Despite the resources ARENA appears to have sunk into an effective combination of scare tactics and massive voter mobilization, the party had already been laying the groundwork to cry fraud if those efforts weren’t enough to make up the 300,000 votes they needed to catch the FMLN.

It comes as no surprise, then, that Quijano has said he would refuse to accept the results, which as close as they are show an irrefutable win for the FMLN, slim though the margin may be. Early on Election Day, when interviewed by the media after casting his ballot, he said, “I can’t say that I will respect the results [without seeing them].” The level of disrespect for the country’s legal institutions reached its peak, however, on Sunday night, when Quijano illegitimately declared himself president.

On Monday morning, the Electoral Tribunal began its official vote count; by approximately 11a.m.

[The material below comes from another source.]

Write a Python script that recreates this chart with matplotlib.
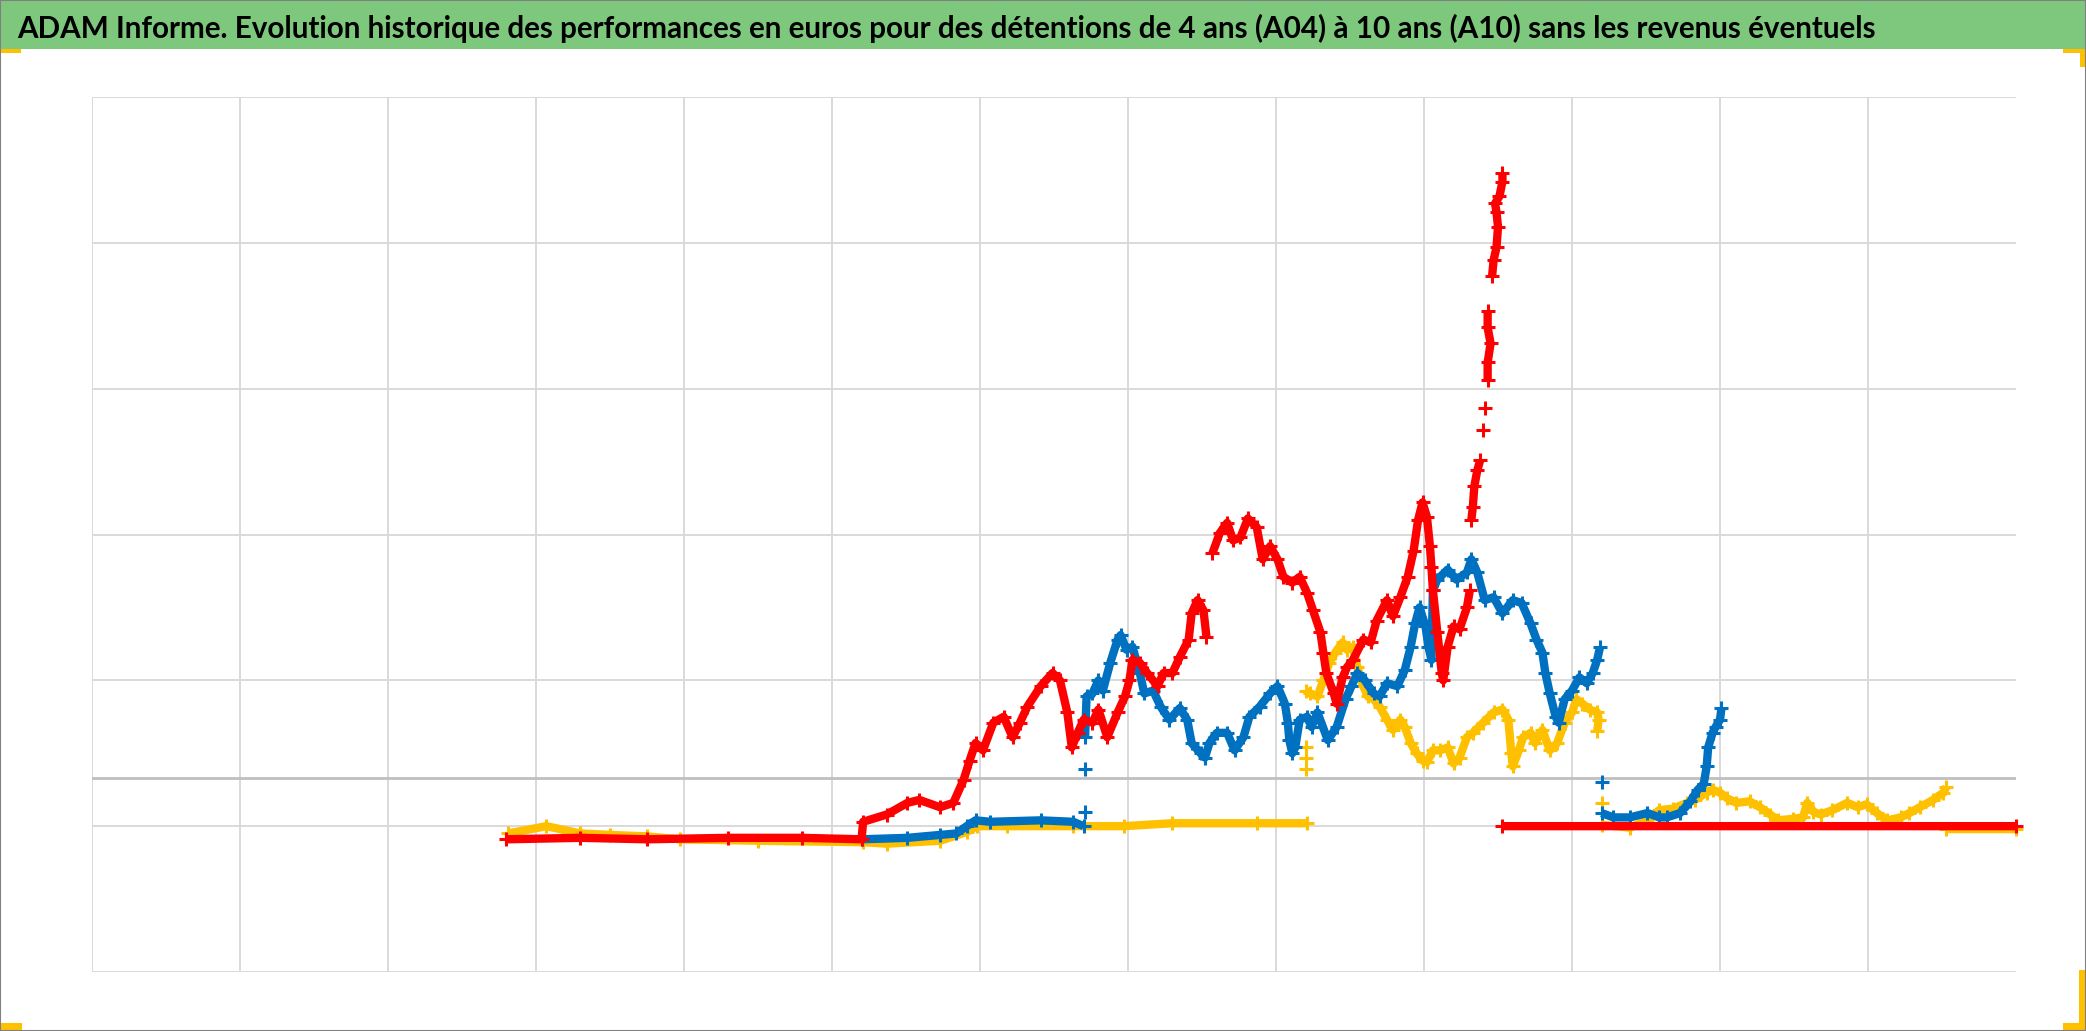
import numpy as np
import matplotlib
matplotlib.use("Agg")
import matplotlib.pyplot as plt
from matplotlib.patches import Rectangle

nan = np.nan

# --- data (x: grid units, y: grid units) ---
title = ("ADAM Informe. Evolution historique des performances en euros pour des "
         "détentions de 4 ans (A04) à 10 ans (A10) sans les revenus éventuels")

axis_level = 4 / 3   # where the horizontal axis crosses

yellow_x = [2.81, 3.07, 3.30, 3.50, 3.75, 3.97, 4.50, 5.21, 5.37, 5.73, 5.91, 5.98,
            6.18, 6.63, 6.97, 7.30, 7.87, 8.21, nan,
            8.20, nan, 8.20, nan, 8.20, nan,
            8.20, 8.23, 8.28, 8.32, 8.36, 8.40, 8.45, 8.48, 8.52, 8.55, 8.59, 8.62,
            8.66, 8.70, 8.75, 8.79, 8.84, 8.87, 8.91, 8.95, 8.99, 9.02, 9.06, 9.11,
            9.16, 9.20, 9.24, 9.29, 9.33, 9.40, 9.47, 9.53, 9.57, 9.59, 9.60, 9.64,
            9.67, 9.72, 9.75, 9.80, 9.85, 9.90, 9.95, 10.00, 10.03, 10.07, 10.12,
            10.17, 10.18, 10.17, nan,
            10.20, nan,
            10.20, 10.39, 10.51, 10.59, 10.68, 10.78, 10.83, 10.91, 10.95, 11.00,
            11.05, 11.11, 11.20, 11.27, 11.34, 11.39, 11.49, 11.56, 11.59, 11.63,
            11.68, 11.76, 11.86, 11.93, 11.99, 12.06, 12.13, 12.22, 12.28, 12.35,
            12.44, 12.51, 12.53, nan,
            12.53, 13.00]
yellow_y = [0.95, 1.00, 0.95, 0.94, 0.93, 0.91, 0.90, 0.89, 0.88, 0.90, 0.96, 1.00,
            1.00, 1.00, 1.00, 1.02, 1.02, 1.02, nan,
            1.39, nan, 1.47, nan, 1.54, nan,
            1.93, 1.91, 1.89, 2.00, 2.12, 2.19, 2.26, 2.21, 2.23, 2.09, 1.96, 1.89,
            1.87, 1.82, 1.73, 1.66, 1.73, 1.68, 1.57, 1.50, 1.45, 1.44, 1.52, 1.52,
            1.54, 1.43, 1.47, 1.61, 1.64, 1.71, 1.78, 1.80, 1.73, 1.50, 1.41, 1.52,
            1.61, 1.64, 1.57, 1.66, 1.52, 1.57, 1.71, 1.78, 1.87, 1.84, 1.80,
            1.78, 1.73, 1.65, nan,
            1.16, nan,
            1.01, 0.99, 1.04, 1.11, 1.12, 1.16, 1.18, 1.23, 1.25, 1.23,
            1.19, 1.16, 1.17, 1.13, 1.08, 1.04, 1.05, 1.06, 1.16, 1.10,
            1.08, 1.11, 1.16, 1.13, 1.15, 1.09, 1.04, 1.06, 1.09, 1.13,
            1.18, 1.23, 1.27, nan,
            0.98, 0.98]

blue_x = [5.20, 5.51, 5.73, 5.84, 5.91, 5.97, 6.07, 6.41, 6.63, 6.70, nan,
          6.71, nan, 6.71, nan,
          6.71, 6.72, 6.76, 6.80, 6.83, 6.88, 6.93, 6.95, 6.99, 7.03, 7.08, 7.11,
          7.17, 7.22, 7.28, 7.35, 7.40, 7.43, 7.49, 7.52, 7.55, 7.60, 7.67, 7.72,
          7.78, 7.82, 7.89, 7.96, 8.01, 8.06, 8.08, 8.09, 8.11, 8.13, 8.16, 8.21,
          8.24, 8.28, 8.35, 8.41, 8.47, 8.51, 8.55, 8.60, 8.66, 8.70, 8.75, 8.82,
          8.87, 8.91, 8.94, 8.97, 9.01, 9.03, 9.05, 9.06, 9.09, 9.16, 9.22, 9.29,
          9.32, 9.36, 9.41, 9.47, 9.53, 9.60, 9.66, 9.72, 9.76, 9.80, 9.82, 9.85,
          9.89, 9.91, 9.95, 10.00, 10.05, 10.10, 10.14, 10.17, 10.19, nan,
          10.20, nan,
          10.20, 10.28, 10.39, 10.51, 10.59, 10.64, 10.73, 10.80, 10.85, 10.89,
          10.91, 10.92, 10.95, 10.97, 11.00, 11.01]
blue_y = [0.91, 0.92, 0.94, 0.95, 1.00, 1.04, 1.03, 1.04, 1.03, 1.00, nan,
          1.10, nan, 1.39, nan,
          1.61, 1.89, 1.91, 2.00, 1.93, 2.12, 2.28, 2.31, 2.21, 2.23, 2.05, 1.91,
          1.93, 1.82, 1.73, 1.81, 1.73, 1.57, 1.50, 1.47, 1.57, 1.64, 1.64, 1.52,
          1.61, 1.75, 1.82, 1.91, 1.96, 1.84, 1.71, 1.59, 1.50, 1.54, 1.73, 1.75,
          1.68, 1.78, 1.59, 1.68, 1.87, 1.96, 2.05, 2.00, 1.91, 1.89, 1.98, 1.96,
          2.07, 2.23, 2.39, 2.50, 2.37, 2.23, 2.14, 2.62, 2.69, 2.76, 2.69, 2.74,
          2.83, 2.74, 2.55, 2.57, 2.46, 2.55, 2.53, 2.39, 2.28, 2.19, 2.05, 1.91,
          1.75, 1.71, 1.87, 1.93, 2.02, 1.98, 2.05, 2.14, 2.23, nan,
          1.30, nan,
          1.09, 1.06, 1.06, 1.09, 1.06, 1.06, 1.09, 1.17, 1.25, 1.29,
          1.41, 1.54, 1.64, 1.68, 1.73, 1.81]

red_x = [2.80, 3.30, 3.75, 4.30, 4.80, 5.20,
         5.21, 5.37, 5.51, 5.59, 5.73, 5.82, 5.89, 5.93, 5.97, 6.02, 6.09, 6.16,
         6.22, 6.27, 6.32, 6.41, 6.49, 6.54, 6.59, 6.62, 6.66, 6.70, 6.76, 6.80,
         6.86, 6.93, 6.98, 7.01, 7.03, 7.08, 7.13, 7.20, 7.24, 7.30, 7.35, 7.41,
         7.43, 7.47, 7.51, 7.53, nan,
         7.57, 7.62, 7.67, 7.71, 7.76, 7.81, 7.87, 7.91, 7.96, 8.01, 8.05, 8.11,
         8.16, 8.21, 8.25, 8.30, 8.32, 8.34, 8.39, 8.41, 8.45, 8.48, 8.52, 8.59,
         8.64, 8.68, 8.75, 8.79, 8.84, 8.89, 8.93, 8.96, 8.99, 9.02, 9.04, 9.05,
         9.06, 9.09, 9.12, 9.13, 9.16, 9.20, 9.24, 9.29, 9.31, nan,
         9.32, 9.33, 9.34, 9.36, 9.38, nan, 9.40, nan, 9.41, nan, 9.43, 9.43,
         9.45, 9.43, 9.43, nan, 9.46, 9.47, 9.49, 9.50, 9.49, 9.48, 9.51, 9.53,
         9.53, nan,
         9.53, 13.00]
red_y = [0.91, 0.92, 0.91, 0.92, 0.92, 0.91,
         1.03, 1.08, 1.16, 1.18, 1.13, 1.16, 1.32, 1.45, 1.57, 1.52, 1.71, 1.75,
         1.61, 1.71, 1.82, 1.96, 2.05, 2.00, 1.78, 1.54, 1.64, 1.73, 1.71, 1.80,
         1.61, 1.78, 1.89, 2.00, 2.14, 2.12, 2.05, 1.96, 2.05, 2.05, 2.16, 2.28,
         2.46, 2.55, 2.48, 2.30, nan,
         2.87, 3.01, 3.08, 2.96, 2.98, 3.11, 3.05, 2.83, 2.92, 2.83, 2.71, 2.67,
         2.71, 2.60, 2.48, 2.33, 2.19, 2.05, 1.91, 1.84, 2.02, 2.09, 2.14, 2.28,
         2.26, 2.41, 2.55, 2.44, 2.57, 2.71, 2.89, 3.10, 3.22, 3.12, 2.92, 2.78,
         2.62, 2.33, 2.05, 2.00, 2.23, 2.37, 2.35, 2.50, 2.62, nan,
         3.10, 3.19, 3.33, 3.44, 3.51, nan, 3.72, nan, 3.87, nan, 4.06, 4.18,
         4.31, 4.42, 4.53, nan, 4.77, 4.88, 4.97, 5.11, 5.21, 5.27, 5.32, 5.42,
         5.48, nan,
         1.00, 1.00]

series = [
    (yellow_x, yellow_y, "#FFC000"),
    (blue_x, blue_y, "#0070C0"),
    (red_x, red_y, "#FF0000"),
]

# --- figure ---
W, H, DPI = 2086, 1031, 100
fig = plt.figure(figsize=(W / DPI, H / DPI), dpi=DPI)
fig.patch.set_facecolor("white")

# green title band
fig.patches.append(Rectangle((0, 1 - 49 / H), 1, 49 / H, transform=fig.transFigure,
                             facecolor="#7DC87D", edgecolor="none", zorder=0))
t = fig.text(17 / W, 1 - 38 / H, title, ha="left", va="baseline",
             fontsize=20, fontweight="bold", color="black", family="Lato")
# fit the title to the width it takes in the reference
fig.canvas.draw()
w = t.get_window_extent().width
t.set_fontsize(20 * 1862 / w)

ax = fig.add_axes([92 / W, 1 - 972 / H, 1924 / W, 875 / H])
for s in ax.spines.values():
    s.set_visible(False)
ax.set_xlim(0, 13)
ax.set_ylim(0, 6)
ax.set_xticks(range(0, 13))
ax.set_yticks(range(0, 7))
ax.tick_params(length=0, labelbottom=False, labelleft=False)
ax.grid(True, color="#D9D9D9", lw=1.4, zorder=0)
ax.set_axisbelow(True)
ax.axhline(axis_level, color="#BFBFBF", lw=2, zorder=1)

for xs, ys, c in series:
    ax.plot(xs, ys, color=c, lw=6, marker="+", ms=10, mew=2.2,
            solid_capstyle="butt", solid_joinstyle="round", zorder=3, clip_on=False)

# orange crop marks in the corners and frame
orange = "#FFC000"
marks = [(0, 49, 21, 4), (2063, 49, 23, 4), (2080, 49, 6, 18),
         (0, 1023, 22, 7), (2063, 1023, 23, 7), (2079, 970, 7, 60)]
for mx, my, mw, mh in marks:
    fig.patches.append(Rectangle((mx / W, 1 - (my + mh) / H), mw / W, mh / H,
                                 transform=fig.transFigure, facecolor=orange,
                                 edgecolor="none", zorder=5))
fig.patches.append(Rectangle((0, 0), 1, 1, transform=fig.transFigure,
                             facecolor="none", edgecolor="#808080", lw=1.5, zorder=6))

fig.savefig("out.png", dpi=DPI)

TSE president Eugenio Chicas gave a press conference to announce any discrepancies that had been discovered between the physical copies of the records from each voting table and the digital calculation of the results. From 10,445 voting tables across the country, only 9 errors were found and announced, further laying bare the lack of credible evidence to support ARENA’s claims.

The Salvadoran right is counting on the power of Rendón’s “rumerology”, which he’s clearly demonstrated and executed in Venezuela and elsewhere, and the willingness of the US State Department to publicly take such allegations on face value. The days and weeks to come may be tense, as the Salvadoran social movements and the FMLN prepare to defend their victory and counteract any incitements to violence. But as Sánchez Cerén shouted from the brightly-lit stage on Sunday night, over trumpets honking noisily and fireworks exploding in the sky above, “Hope has once again triumphed over fear.”

Alexis Stoumbelis is a co-director of CISPES, the Committee in Solidarity with the People of El Salvador. She joined CISPES’ 40-person electoral observation mission for the March 9 run-off.